Lideranças da região tinham recebido denúncias de que a construtora estaria pagando a representantes prefeitura R$ 25 mil para cada casa desocupada. O repasse às famílias seria da ordem de R$ 15 mil. A denúncia levou à demissão de assessores da subprefeitura de Santo Amaro. O MP abriu inquérito para apurar suspeitas de corrupção ativa e passiva e tráfico de influência dos servidores públicos.

Após as denúncias, embora tenham conseguido permanecer no terreno, os moradores passaram a sofrer pressão da Polícia Ambiental. Voltaram a denunciar o problema e a Justiça de São Paulo arquivou o processo contra a comunidade.

Durante o lançamento do empreendimento, a comunidade passou por mais alguns embaraços. De acordo com os moradores, um outdoor do empreendimento tentou “esconder” os vizinhos da favela. Além da placa gigante, vasos foram espalhados inclusive em frente da garagem de Oliveira. Em novembro de 2009, parte da propaganda caiu e danificou carros de moradores da favela.

Embora uma liminar de junho de 2009 garanta a permanência na área, a pressão é constante, revelou Luiz. “Toda hora há pessoas filmando a gente, procurando comportamentos inadequados.”
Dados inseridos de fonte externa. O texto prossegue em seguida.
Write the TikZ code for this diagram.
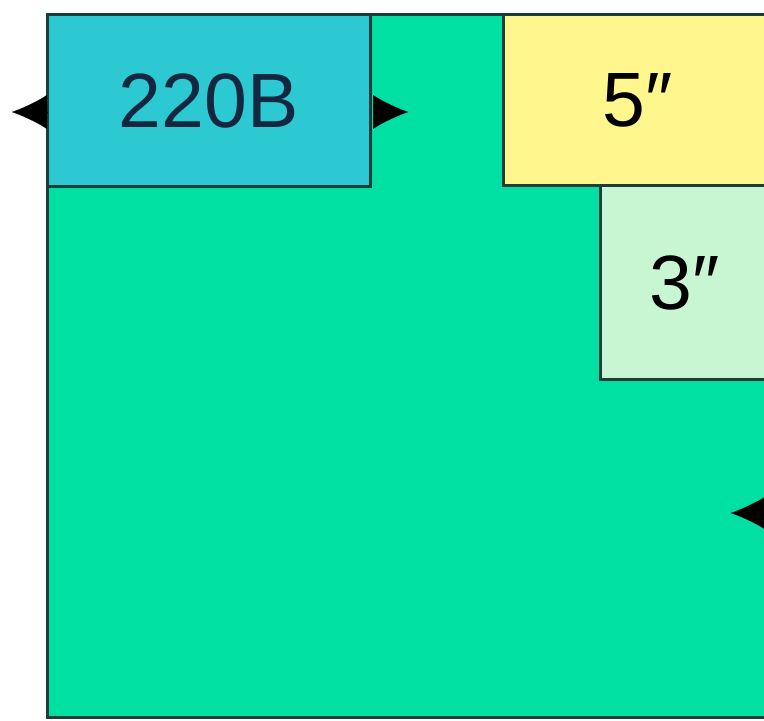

A casa do designer de bolsas, onde fica a sede da associação de moradores, é constantemente atingida por objetos e por recados ameaçadores. Também há problemas na convivência entre as duas partes. “Som alto aqui não pode, mas festa lá não tem problema.”

Luiz Geraldo também acompanha as negociações para retirada de outras três favelas na região, para a construção de um parque. “O que parece é que a prefeitura inventa projetos de praça e parques para retirar a população mais carente. A população não pode ficar perto de rico?”